We, today, in uncanny ways, live in an incubator of 'choices' we didn't make. We are stillborn of the world's most lauded constitution, a written testimony by a confident alibi to our dispossession. A pocketbook and manual for the most unequal society in the world: us.
Now I want to ask, if the black agenda, whatever it or its proponents claim(s) to be, if it were to be genuinely represented in Parliament today, let's say by a worthy radical black, one with integrity and 'kliye' attributes, one who puts Malema's wishy-washy and flippy-floppy rhetoric to shame, for instance. What would make that new wine, to use a metaphor, in old wine skin of Parliament, hold? (You know what they say about new wine in old wine skin? The container breaks/ruptures, and the wine spills, becoming literally soiled. Undrinkable. Useless.) Back to my question. How would that set up be fundamentally different to 1936 Hertzog Native Representative Act that saw expressions of the Black agenda, of the time, mouthed by honorary whites in Parliament? How would a handful of genuine Blacks, vying for Parliament, assuming they even exist in the new colonial setup, be on a path markedly different to one that saw Bantustan leaders grant legitimacy, in their being separate in form but collaborating in content (collaborating with the logic of white racism), to the very illegitimate imposter they sought to undo and unravel?

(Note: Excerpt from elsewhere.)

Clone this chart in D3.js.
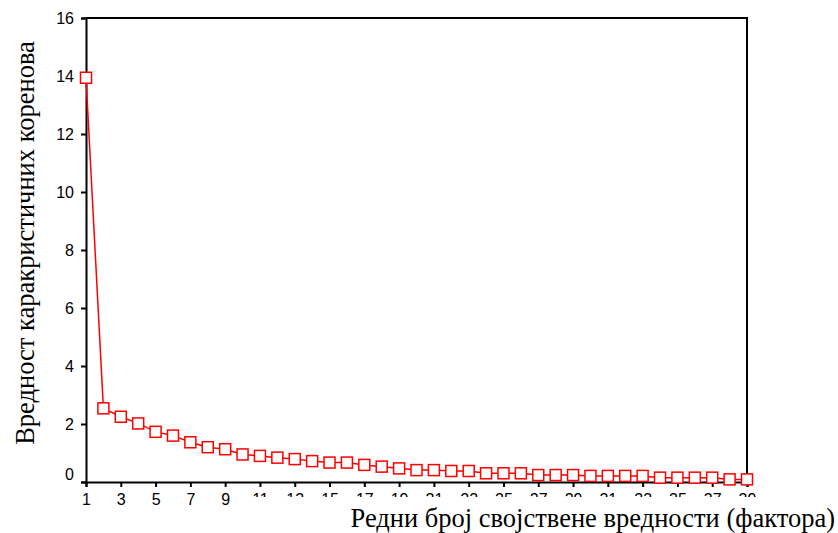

Caution: don't be too quick to think that the Bantustans were a total failure. If you think about where we are 25 years later, and how people cried when Mangope died, South Africa and Bantustans are a thin line between manufactured love for 1994 betrayals - South Africa, and the hated flag independence of Bantustans. As we know it, the post ' 94 project, is a little more than a thinly veiled Bantu Stans put together, if veiled at all. Yes, a national assembly of Bantu Stans in Parliament. A Bantustan ran by a far much more hidden anti-black caucus. One that rations our stillbirth life-support in Parliament incubations. In intervals of five-year cabinet incubations. In Media soundbite incubation. And the sacrosanct fraud we call the judiciary? (study the Apartheid Museum case, you will know what a "cesspool of malfeasance our lauded judiciary is).
Are we even attempting to take lessons from pitfalls littered in the path of our ancestors, are we learning from their failures and pushbacks?